The Mail Rail attraction allows visitors to travel through the tiny hidden tunnels under London. Photo / Jack Taylor, Getty
You've heard of the Tube but there's another, more mysterious network beneath London's streets with a very different purpose, writes Benedict Brook for News.com.au.
Anyone who's been to London will be familiar with the Underground.
Every day, up to five million people — commuters and visitors alike — crowd onto its surprisingly small trains, to navigate their way around the UK capital.
The Tube's network of tunnels creates a dense, spaghetti-like web beneath the traffic-choked streets.
But, there is another, altogether more mysterious network of tunnels under central London. Away from prying eyes, this parallel underground system was never intended for commuters. This is the Mail Rail.
Eerie and abandoned for decades, the subterranean world lay in darkness and dust, as quiet as the grave, yet almost within touching distance of busy Londoners.
"If you head into these tunnels near Oxford Circus you're only 5cm from the Underground station.
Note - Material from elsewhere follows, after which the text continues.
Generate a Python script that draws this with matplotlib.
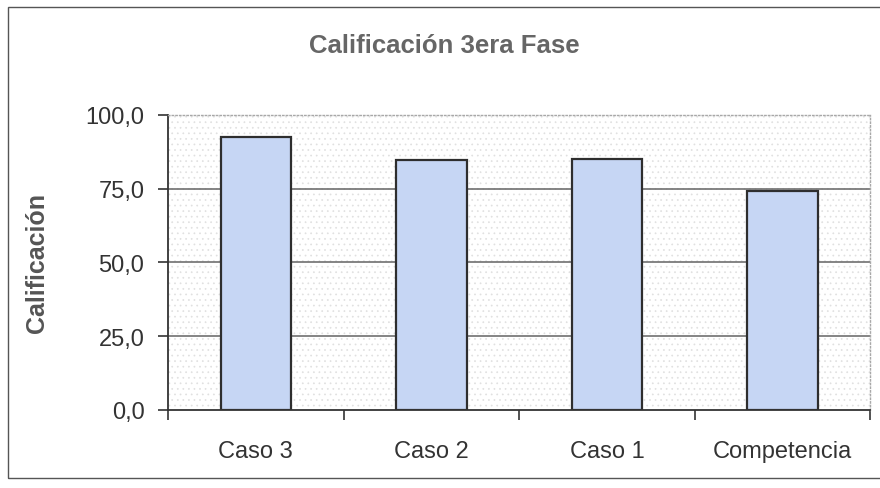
import matplotlib.pyplot as plt
from matplotlib.patches import Rectangle
from matplotlib.ticker import FuncFormatter, FixedLocator

plt.rcParams['font.family'] = ['Liberation Sans', 'DejaVu Sans']
plt.rcParams['hatch.linewidth'] = 0.5

# datos
categorias = ["Caso 3", "Caso 2", "Caso 1", "Competencia"]
calificacion = [92.5, 84.8, 85.2, 74.2]
ticks_y = [0, 25, 50, 75, 100]

fig = plt.figure(figsize=(8.8, 4.89), dpi=100)
ax = fig.add_axes([0.191, 0.16, 0.798, 0.603])

# fondo punteado del area de trazado
ax.set_facecolor("white")
ax.add_patch(Rectangle((0, 0), 1, 1, transform=ax.transAxes, facecolor="white",
                       edgecolor="#e0e0e0", hatch="...", linewidth=0, zorder=0))

# lineas de division
for v in ticks_y[1:-1]:
    ax.axhline(v, color="#707070", linewidth=1.2, zorder=1)

x = range(len(categorias))
ax.bar(x, calificacion, width=0.4, color="#c6d6f4", edgecolor="#2e2e2e",
       linewidth=1.6, zorder=2)

ax.set_xlim(-0.5, len(categorias) - 0.5)
ax.set_ylim(0, 100)

ax.yaxis.set_major_locator(FixedLocator(ticks_y))
ax.yaxis.set_major_formatter(FuncFormatter(lambda v, p: f"{v:.1f}".replace(".", ",")))

# marcas del eje x entre categorias, etiquetas al centro
ax.xaxis.set_major_locator(FixedLocator([i - 0.5 for i in range(len(categorias) + 1)]))
ax.xaxis.set_major_formatter(FuncFormatter(lambda v, p: ""))
ax.set_xticks(list(x), categorias, minor=True)
ax.tick_params(axis="x", which="minor", length=0, pad=22, labelsize=17, labelcolor="#333333")
ax.tick_params(axis="x", which="major", length=7, width=1.2, color="#333333")
ax.tick_params(axis="y", length=7, width=1.2, color="#333333", pad=10,
               labelsize=17, labelcolor="#333333")

for s in ["left", "bottom"]:
    ax.spines[s].set_color("#333333")
    ax.spines[s].set_linewidth(1.3)
for s in ["top", "right"]:
    ax.spines[s].set_color("#a8a8a8")
    ax.spines[s].set_linestyle(":")
    ax.spines[s].set_linewidth(1.0)

ax.set_ylabel("Calificación", fontsize=18, fontweight="bold", color="#555555", labelpad=26)
fig.text(0.505, 0.905, "Calificación 3era Fase", ha="center", va="center",
         fontsize=18.5, fontweight="bold", color="#666666")

# marco exterior del grafico
fig.patches.append(Rectangle((0.009, 0.02), 0.995, 0.963, transform=fig.transFigure,
                             fill=False, edgecolor="#555555", linewidth=1.0))

fig.savefig("out.png", dpi=100)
It's so close so you can actually hear people talking on the platforms," Harry Huskisson from the UK's Postal Museum tells news.com.au.
Reopened as part of a $45 million revamp of the Postal Museum, the unassuming entrance of Mail Rail lies beneath the vast Mount Pleasant sorting office close to London's financial district.
Descending a short staircase, you're delivered to another world far from the teeming trucks, full of parcels, up on street level.
Once the maintenance depot for the network, it's now the jumping off point for this almost forgotten system.
"It's the only railway of its kind that we know of and it was incredibly ahead of its time when it was built," Mr Huskisson says.
"Completely driverless, it ran on electric power 22 hours a day while there were still horse and carts on the streets above."
At its peak, four million letters a day were funnelled underground taking countless vehicles off the streets.
"The post would be sorted, put onto Mail Rail and then sent to Liverpool Street or Paddington main line railway stations and then onto ports and as far away as Australia."
Some bizarre pieces of mail were transported.
"In the 1930s you were able to carry almost anything by post. There are pictures of vans loaded with live fish and bees, scorpions even," Mr Huskisson says.
Mail Rail gladly transported dead animals — there were lots of slaughtered rabbits, but senders had to guarantee "no liquid was likely to exude".
There's a sudden clatter and a metallic screech and the new, specially built, passenger train (there were only freight carriages when the system was open) begins its descent into the murk, down to 20m underground.
As the carriages sink deeper under London, oily black and silver tracks veer off left and right towards dark nothingness. Momentarily a "graveyard" is spied below — where rusting trains of old have been parked, never to carry letters or see daylight again.
The vehicle slides beside a platform where mail was once loaded and unloaded.
More of the history of this odd piece of infrastructure is relayed, including the vital role the Royal Mail, Britain's postal service, played in World War II, keeping the lines of communication open across the ravaged continent.
The trip is not for the claustrophobic. The tunnels were never designed for human cargo and there's not much room for manoeuvre. It makes the regular Underground feel positively cavernous.
"Cosy, is what I like to call them," remarks Mr Huskisson about the trains.
As ahead of its time as it was, in the 2000s Mail Rail fell foul of progress. The Royal Mail was consolidating its offices into fewer, larger facilities and it didn't need an expensive rail line connecting only a few CBD hubs.
Its compact size didn't help either. "More and more, parcels rather than letters were being delivered and you couldn't get as much on the trains," Mr Huskisson says.
From hundreds of staff, the system went to just three engineers who kept the mothballed system shipshape in case it was needed again — which it finally was when the Mail Rail opened for visitors late last year.
There were various suggestions of what to do with the tunnels in the interim. The lack of light would be ideal for growing mushrooms. One fanciful plan was for it to become a subterranean cycle superhighway. (Except it's likely riders would have scraped their heads on the shallow tunnel roof.)
Parts of the vacant tunnels have been used for surveying work in preparation for London's flash new $25 billion Elizabeth Line underground commuter rail system due to open in 2019.
Being so inaccessible, silent and abandoned, Mr Huskisson says there were always rumours the Mail Rail might host some unusual — perhaps otherworldly — visitors.
"We asked one of the engineers, Ray, who worked on the line for 30 years, if there was anything untoward down there.
"Ray said he had seen a fox that lives in the tunnels but he was adamant there were no ghosts.
"But when he first met his future wife, she said her house was haunted — that in her basement, she would hear noises and shaking," he said.
"Ray looked into it and realised her house was on the Mail Rail route — his wife had been spooked by the noise of the trains. So, while there are no ghosts on the Mail Rail, the Mail Rail has itself been mistaken for a ghost."
Mail Rail is part of London's Postal Museum, in Clerkenwell close to Kings Cross and St Pancras stations.